Beatrice Lane, 92, and her husband Dennis, 93, have lived in their house in Pine Close since being moved out of London to Thetford in the early 1960s.
She said: “The drugs used to be there, you could see, they used to park up in their cars and you’d see people coming to the window and meeting people.
“Youngsters used to get out of the cars, wait for people, and come they’d give each other packets. And if the police came you’d see them tear off in cars, or run off across the common. But we haven’t seen them since last summer.
“They haven’t been over there for a long while. So perhaps they’ve been taken off by the police I don’t know.”
Many in the town are keen to report that Thetford does not deserve its reputation.
Nik Chapman, 62, is the chief executive of the Charles Burrell centre, in the Barnham Cross estate.

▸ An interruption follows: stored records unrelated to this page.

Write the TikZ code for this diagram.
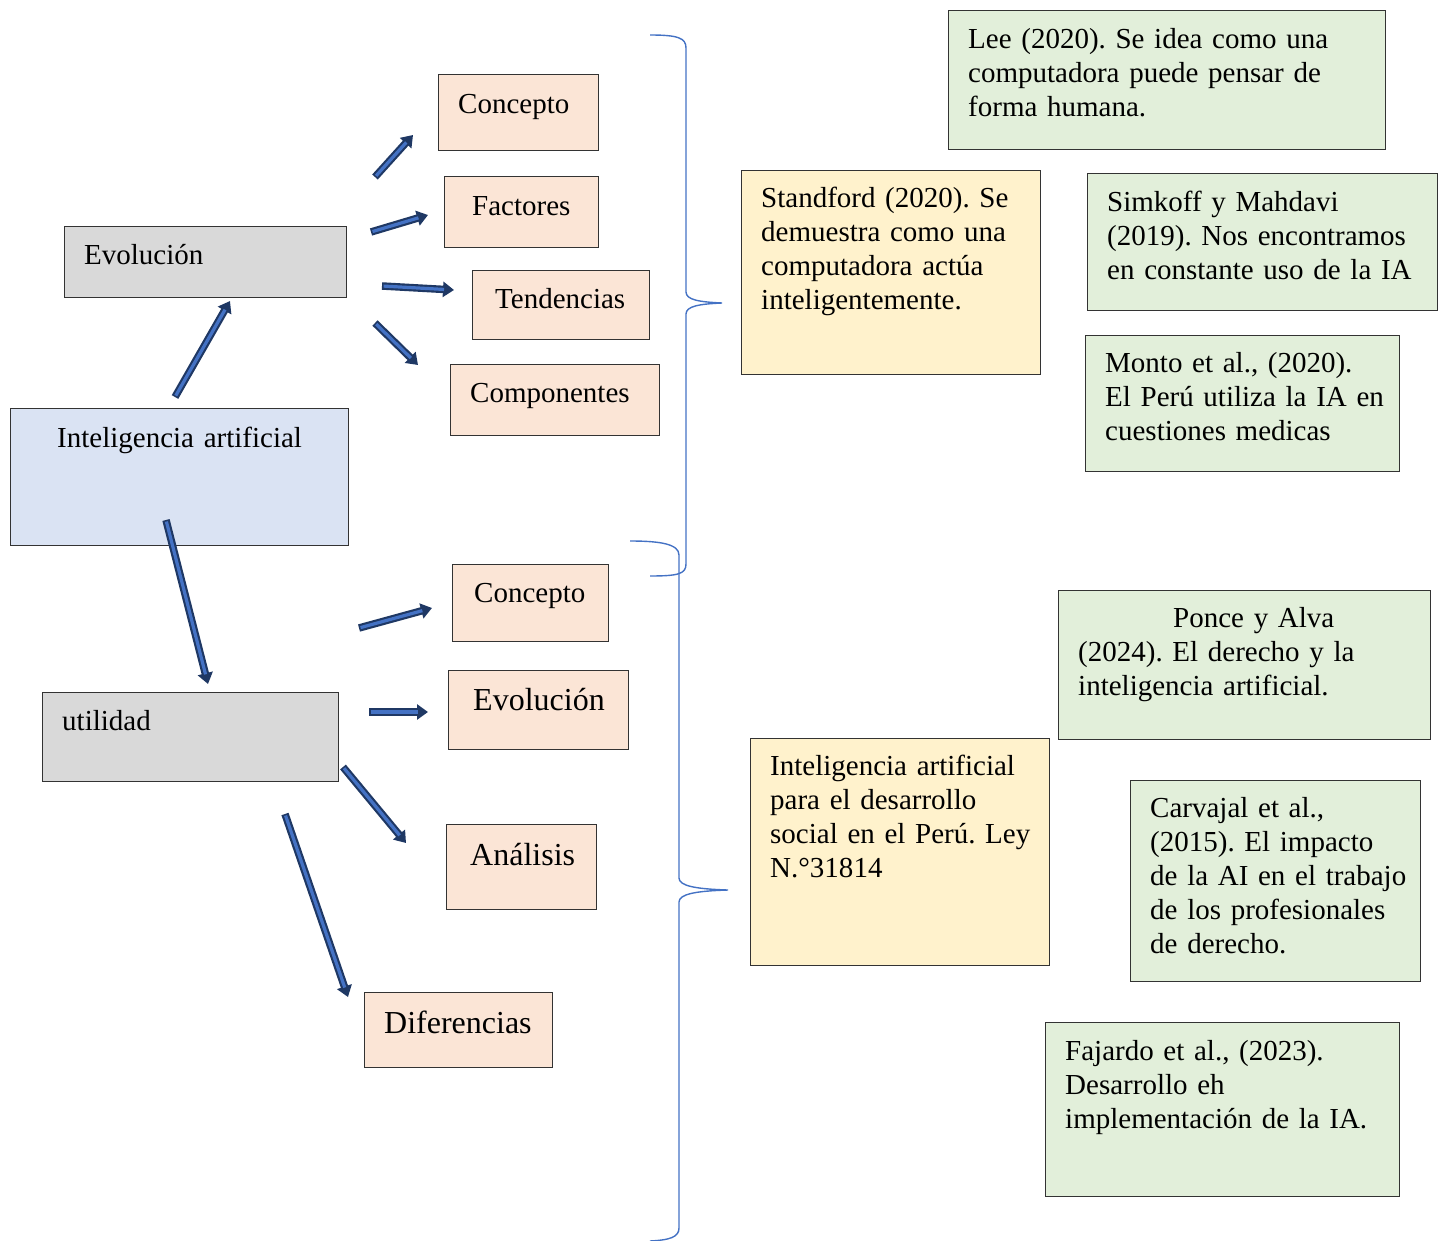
\documentclass[tikz,border=0pt]{standalone}
\usepackage{fontspec}
\setmainfont{Liberation Serif}
\usetikzlibrary{arrows.meta}
\frenchspacing
\definecolor{peach}{HTML}{FBE5D6}
\definecolor{grayb}{HTML}{D9D9D9}
\definecolor{blueb}{HTML}{DAE3F3}
\definecolor{yellowb}{HTML}{FFF2CC}
\definecolor{greenb}{HTML}{E2EFDA}
\definecolor{arrownavy}{HTML}{1F3864}
\definecolor{arrowblue}{HTML}{4472C4}
\definecolor{bracecol}{HTML}{4472C4}
\newcommand\fsnorm{\fontsize{29}{34}\selectfont\frenchspacing}
\newcommand\fsbig{\fontsize{32}{37}\selectfont\frenchspacing}
\tikzset{
  box/.style={draw=black!80, line width=1.2pt, inner sep=0pt, anchor=north west},
  txt/.style={inner sep=0pt, anchor=north west, align=left, text width=420pt, font=\fsnorm, execute at begin node=\strut},
  bigtxt/.style={txt, font=\fsbig},
  barrow/.style={draw=arrowblue, line width=3.2pt, shorten >=10pt, shorten <=1.6pt,
    preaction={draw=arrownavy, line width=7.5pt, shorten >=0pt, shorten <=0pt, -{Triangle[length=11pt,width=15pt]}}},
  brace/.style={draw=bracecol, line width=1.4pt}
}
\begin{document}
\begin{tikzpicture}[x=1pt,y=-1pt]
\useasboundingbox (0,0) rectangle (1447,1241);

% ---- left boxes ----
\node[box, fill=peach, minimum width=160pt, minimum height=76pt] (c1) at (438,74) {};
\node[txt] (c1t) at (458,89.2) {Concepto};
\node[box, fill=peach, minimum width=154pt, minimum height=71pt] (f1) at (444,176) {};
\node[txt] (f1t) at (472,191.2) {Factores};
\node[box, fill=peach, minimum width=177pt, minimum height=69pt] (t1) at (472,270) {};
\node[txt] (t1t) at (495,284.2) {Tendencias};
\node[box, fill=peach, minimum width=209pt, minimum height=71pt] (k1) at (450,364) {};
\node[txt] (k1t) at (470,378.2) {Componentes};

\node[box, fill=grayb, minimum width=282pt, minimum height=71pt] (ev) at (64,226) {};
\node[txt] (evt) at (84,240.2) {Evolución};
\node[box, fill=blueb, minimum width=338pt, minimum height=137pt] (ia) at (10,408) {};
\node[txt] (iat) at (57,423.2) {Inteligencia artificial};
\node[box, fill=grayb, minimum width=296pt, minimum height=89pt] (ut) at (42,692) {};
\node[txt] (utt) at (62,706.2) {utilidad};

\node[box, fill=peach, minimum width=156pt, minimum height=77pt] (c2) at (452,564) {};
\node[txt] (c2t) at (474,578.2) {Concepto};
\node[box, fill=peach, minimum width=180pt, minimum height=79pt] (e2) at (448,670) {};
\node[bigtxt] (e2t) at (473,684.1) {Evolución};
\node[box, fill=peach, minimum width=150pt, minimum height=85pt] (an) at (446,824) {};
\node[bigtxt] (ant) at (470,839.1) {Análisis};
\node[box, fill=peach, minimum width=188pt, minimum height=75pt] (di) at (364,992) {};
\node[bigtxt] (dit) at (384,1007.1) {Diferencias};

% ---- right boxes ----
\node[box, fill=greenb, minimum width=437pt, minimum height=139pt] (lee) at (948,10) {};
\node[txt] (leet) at (968,24.2) {Lee (2020). Se idea como una\\computadora puede pensar de\\forma humana.};
\node[box, fill=yellowb, minimum width=299pt, minimum height=204pt] (st) at (741,170) {};
\node[txt] (stt) at (761,183.2) {Standford (2020). Se\\demuestra como una\\computadora actúa\\inteligentemente.};
\node[box, fill=greenb, minimum width=350pt, minimum height=137pt] (si) at (1087,173) {};
\node[txt] (sit) at (1107,187.2) {Simkoff y Mahdavi\\(2019). Nos encontramos\\en constante uso de la IA};
\node[box, fill=greenb, minimum width=314pt, minimum height=136pt] (mo) at (1085,335) {};
\node[txt] (mot) at (1105,348.2) {Monto et al., (2020).\\El Perú utiliza la IA en\\cuestiones medicas};

\node[box, fill=greenb, minimum width=372pt, minimum height=149pt] (po) at (1058,590) {};
\node[txt] (pot) at (1078,603.2) {\hspace*{95pt}Ponce y Alva\\(2024). El derecho y la\\inteligencia artificial.};
\node[box, fill=yellowb, minimum width=299pt, minimum height=227pt] (ley) at (750,738) {};
\node[txt] (leyt) at (770,751.2) {Inteligencia artificial\\para el desarrollo\\social en el Perú. Ley\\N.°31814};
\node[box, fill=greenb, minimum width=290pt, minimum height=201pt] (ca) at (1130,780) {};
\node[txt] (cat) at (1150,793.2) {Carvajal et al.,\\(2015). El impacto\\de la AI en el trabajo\\de los profesionales\\de derecho.};
\node[box, fill=greenb, minimum width=354pt, minimum height=174pt] (fa) at (1045,1022) {};
\node[txt] (fat) at (1065,1036.2) {Fajardo et al., (2023).\\Desarrollo eh\\implementación de la IA.};

% ---- braces ----
\draw[brace] (650,35) .. controls (678,35) and (686,38) .. (686,48)
  -- (686,292) .. controls (686,300) and (700,302) .. (722,303)
  .. controls (700,304) and (686,306) .. (686,314)
  -- (686,564) .. controls (686,574) and (678,576) .. (650,576);
\draw[brace] (630,541) .. controls (660,541) and (679,544) .. (679,555)
  -- (679,878) .. controls (679,886) and (696,889) .. (728,890)
  .. controls (696,891) and (679,894) .. (679,902)
  -- (679,1228) .. controls (679,1237) and (670,1240) .. (650,1241);

% ---- arrows ----
\coordinate (a1s) at (375,177); \coordinate (a1e) at (413,135);
\coordinate (a2s) at (371,232); \coordinate (a2e) at (428,215);
\coordinate (a3s) at (382,286); \coordinate (a3e) at (454,290);
\coordinate (a4s) at (375,323); \coordinate (a4e) at (418,365);
\coordinate (a5s) at (175,397); \coordinate (a5e) at (230,301);
\coordinate (a6s) at (166,520); \coordinate (a6e) at (208,684);
\coordinate (a7s) at (359,628); \coordinate (a7e) at (432,608);
\coordinate (a8s) at (369,712); \coordinate (a8e) at (428,712);
\coordinate (a9s) at (343,767); \coordinate (a9e) at (406,843);
\coordinate (a10s) at (285,814); \coordinate (a10e) at (348,997);
\foreach \i in {1,...,10} {\draw[barrow] (a\i s) -- (a\i e);}
\end{tikzpicture}
\end{document}
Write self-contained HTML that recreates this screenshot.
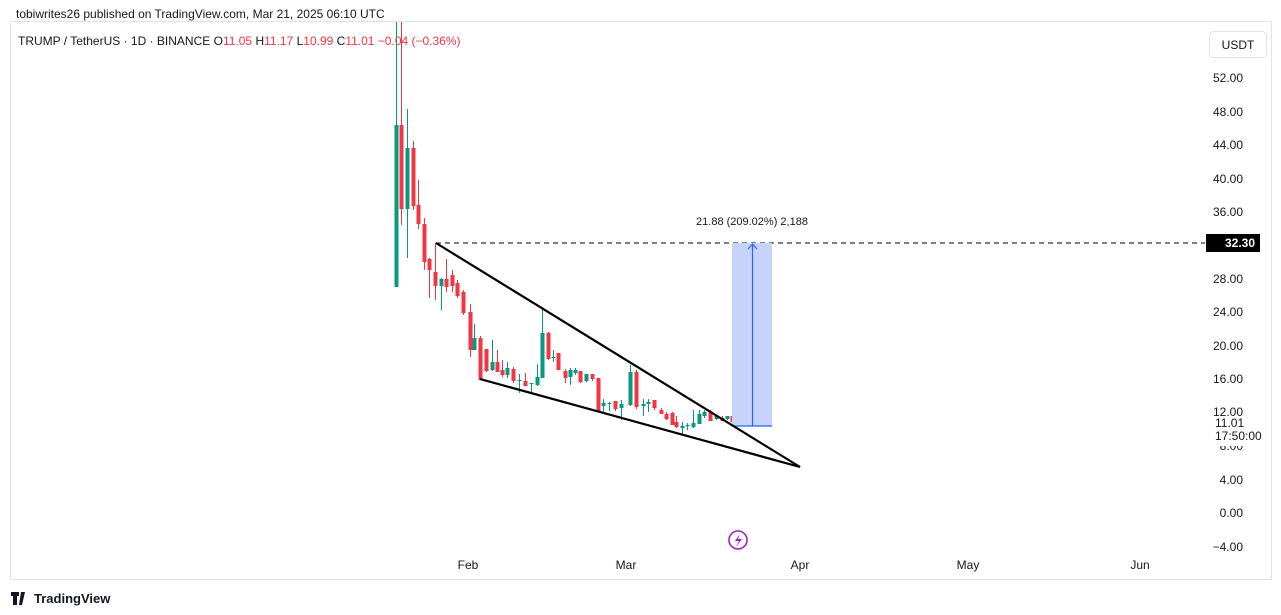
<!DOCTYPE html>
<html><head><meta charset="utf-8"><style>
body{margin:0;width:1281px;height:615px;background:#fff;overflow:hidden;font-family:"Liberation Sans",sans-serif}
svg{position:absolute;left:0;top:0}
</style></head><body>
<svg id="s" width="1281" height="615" xmlns="http://www.w3.org/2000/svg" font-family="Liberation Sans, sans-serif">
<rect x="0" y="0" width="1281" height="615" fill="#fff"/>
<text x="16" y="18" font-size="12" fill="#131722">tobiwrites26 published on TradingView.com, Mar 21, 2025 06:10 UTC</text>
<rect x="10.5" y="21.5" width="1261" height="558" fill="none" stroke="#e0e3eb"/>
<text x="18" y="45" font-size="12" fill="#131722">TRUMP / TetherUS · 1D · BINANCE <tspan fill="#131722">O</tspan><tspan fill="#f23645">11.05</tspan> <tspan>H</tspan><tspan fill="#f23645">11.17</tspan> <tspan>L</tspan><tspan fill="#f23645">10.99</tspan> <tspan>C</tspan><tspan fill="#f23645">11.01 −0.04 (−0.36%)</tspan></text>
<rect x="1209.5" y="31.5" width="57" height="26" rx="4" fill="#fff" stroke="#e0e3eb"/>
<text x="1238" y="49" font-size="12" text-anchor="middle" fill="#131722">USDT</text>
<g font-size="12" fill="#131722" text-anchor="end" id="yax"></g>
<g id="c"></g>
<line x1="436" y1="243" x2="1205" y2="243" stroke="#000" stroke-width="1" stroke-dasharray="5,4"/>
<rect x="732" y="243" width="40" height="183" fill="#c6d4fb"/>
<line x1="732" y1="426" x2="772" y2="426" stroke="#2962ff" stroke-width="1.2"/>
<line x1="752.5" y1="426" x2="752.5" y2="244" stroke="#2962ff" stroke-width="1.2"/>
<path d="M748 249 L752.5 244 L757 249" fill="none" stroke="#2962ff" stroke-width="1.2"/>
<line x1="436" y1="243" x2="800" y2="467" stroke="#000" stroke-width="2.2"/>
<line x1="480" y1="379" x2="800" y2="467" stroke="#000" stroke-width="2.2"/>
<text x="752" y="225" font-size="11" text-anchor="middle" fill="#131722">21.88 (209.02%) 2,188</text>
<rect x="1206" y="234" width="54" height="18" fill="#000"/>
<text x="1240" y="247" font-size="12" font-weight="bold" text-anchor="middle" fill="#fff">32.30</text>
<rect x="1206" y="418" width="60" height="28" fill="#fff"/>
<text x="1215" y="427" font-size="12" fill="#131722">11.01</text>
<text x="1215" y="440" font-size="12" fill="#131722">17:50:00</text>
<g font-size="12" fill="#131722" text-anchor="middle">
<text x="468" y="569">Feb</text><text x="626" y="569">Mar</text><text x="800" y="569">Apr</text><text x="968" y="569">May</text><text x="1140" y="569">Jun</text>
</g>
<circle cx="738" cy="540" r="9" fill="none" stroke="#9c27b0" stroke-width="1.6"/>
<path d="M740 534 L735 541 L739 541 L736 547 L742 539 L738 539 Z" fill="#9c27b0"/>
<path d="M11 592 h8 v4 h-2 v9 h-4 v-9 h-2z M21 592 h4 l-3 13 h-3z" fill="#131722"/>
<text x="34" y="603" font-size="13" font-weight="bold" fill="#131722">TradingView</text>
</svg>
<script>
var NS="http://www.w3.org/2000/svg";
function el(n,a,p){var e=document.createElementNS(NS,n);for(var k in a)e.setAttribute(k,a[k]);p.appendChild(e);return e;}
var y=document.getElementById('yax');
var v=[[52,78],[48,112],[44,145],[40,179],[36,212],[28,279],[24,312],[20,346],[16,379],[12,412],[8,446],[4,480],[0,513],[-4,547]];
v.forEach(function(t){var s=t[0]<0?"−"+Math.abs(t[0]).toFixed(2):t[0].toFixed(2);var e=el('text',{x:1243,y:t[1]+4},y);e.textContent=s;});
// x, wickTop, wickBot, bodyTop, bodyBot, green?
var C=[[396,22,287,125,287,1],[401,22,225,125,209,0],[407,109,258,148,209,1],[413,141,210,148,206,0],[418,180,229,205,224,0],[424,218,270,224,262,0],[429,258,298,259,270,0],[435,243,300,272,286,0],[441,278,310,279,286,1],[446,259,292,279,287,0],
[452,270,292,275,286,0],[457,280,298,283,296,0],[463,290,315,292,313,0],[470,304,357,312,350,0],[474,324,350,338,350,1],[480,336,380,338,380,0],[486,349,372,349,371,0],[492,340,371,362,370,1],[497,350,372,362,372,0],[502,360,377,370,375,0],[507,362,378,368,375,1],[513,367,383,369,381,0],[519,374,393,380,381,1],[525,373,385,381,386,0],[531,383,394,383,384,1],[537,364,386,377,385,1],[542,307,378,333,378,1],[548,332,360,333,359,0],[553,350,362,357,358,1],[558,353,370,353,370,0],[565,369,383,371,378,0],[570,368,385,370,377,1],[575,368,375,370,373,1],[580,371,383,371,382,0],[586,374,382,374,381,1],[592,374,381,374,379,0],[598,378,411,378,411,0],[603,399,412,403,406,1],[609,402,411,403,404,1],[615,401,411,401,409,0],[621,400,420,404,408,1],[630,365,406,372,405,1],[636,370,409,372,407,0],[643,399,416,404,406,1],[648,399,412,402,404,1],[654,400,410,400,408,0],[661,408,414,410,414,0],[666,412,420,414,419,0],[672,412,424,413,425,0],[676,416,428,422,427,0],[682,422,434,426,428,1],[687,423,430,425,426,1],[693,410,428,423,427,1],[699,410,424,414,424,1],[704,410,418,412,416,1],[710,410,421,412,421,0],[716,415,420,416,419,1],[722,416,421,418,421,0],[727,416,420,416,419,1],[732,415,422,416,422,0],[738,419,422,420,421,0]];
var g=document.getElementById('c');
C.forEach(function(c){var col=c[5]?'#089981':'#f23645';
el('line',{x1:c[0]+0.5,x2:c[0]+0.5,y1:c[1],y2:c[2],stroke:col,'stroke-width':1},g);
el('rect',{x:c[0]-1.5,y:c[3],width:4,height:Math.max(1,c[4]-c[3]),fill:col},g);});
</script>
</body></html>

Once an abandoned secondary school, The Burrell has been transformed into a thriving business and community centre with more than 50 organisations inside.
He said: “We haven’t seen that kind of thing here really. There’s a lot of things we do have to worry about, but drugs aren’t one of them.
“There’s always going to be someone who’s talked into taking drugs, but do we get crack or heroin dealers? No we don’t."
Police data shows drugs offences make up just six per cent of reported crime in the town. Incident reports increased from single digits in 2019 to 20-something a month during lockdown.
This also reflects a period when Norfolk Police have been conducting a drug crackdown alongside the Metropolitan Police, in Operation Orochi.
Local Inspector for Thetford, Inspector Rob Button, said: “Officers in Thetford are committed to tackling illegal drug activity. We continue to engage with our local communities to identify any concerns they may have and will respond robustly where offences are identified.”
Mac MacDonald, chairman of Safer Thetford Action Group, suggested the area’s geography might be hiding some of the problem.
“Thetford is different, there is so much green space for people to hide away and do things. So for instance drinking in woods is quite common, drug taking in woods is also relatively quite common.
“We recently cleared the wood near London Road opposite Sainsbury’s, and there were quite a lot of needles there. I’ve previously found needles on and around Spring Walk."
Cllr Alison Webb, Breckland Council’s executive member for Housing, Health & Communities, said she was pleased that the council's partnership with the police and community groups was making a real difference to communities.
She said “We are clearly on the right track, but we won’t become complacent in ensuring our communities can thrive without having to worry about illegal or unsettling behaviour in their area.”
Mr Chapman spoke for many in the town when he said: “There’s great community spirit here.
"Thetford has a reputation like parts of Lowestoft or Great Yarmouth, but that’s really wrong.
"It’s working hard to change that reputation."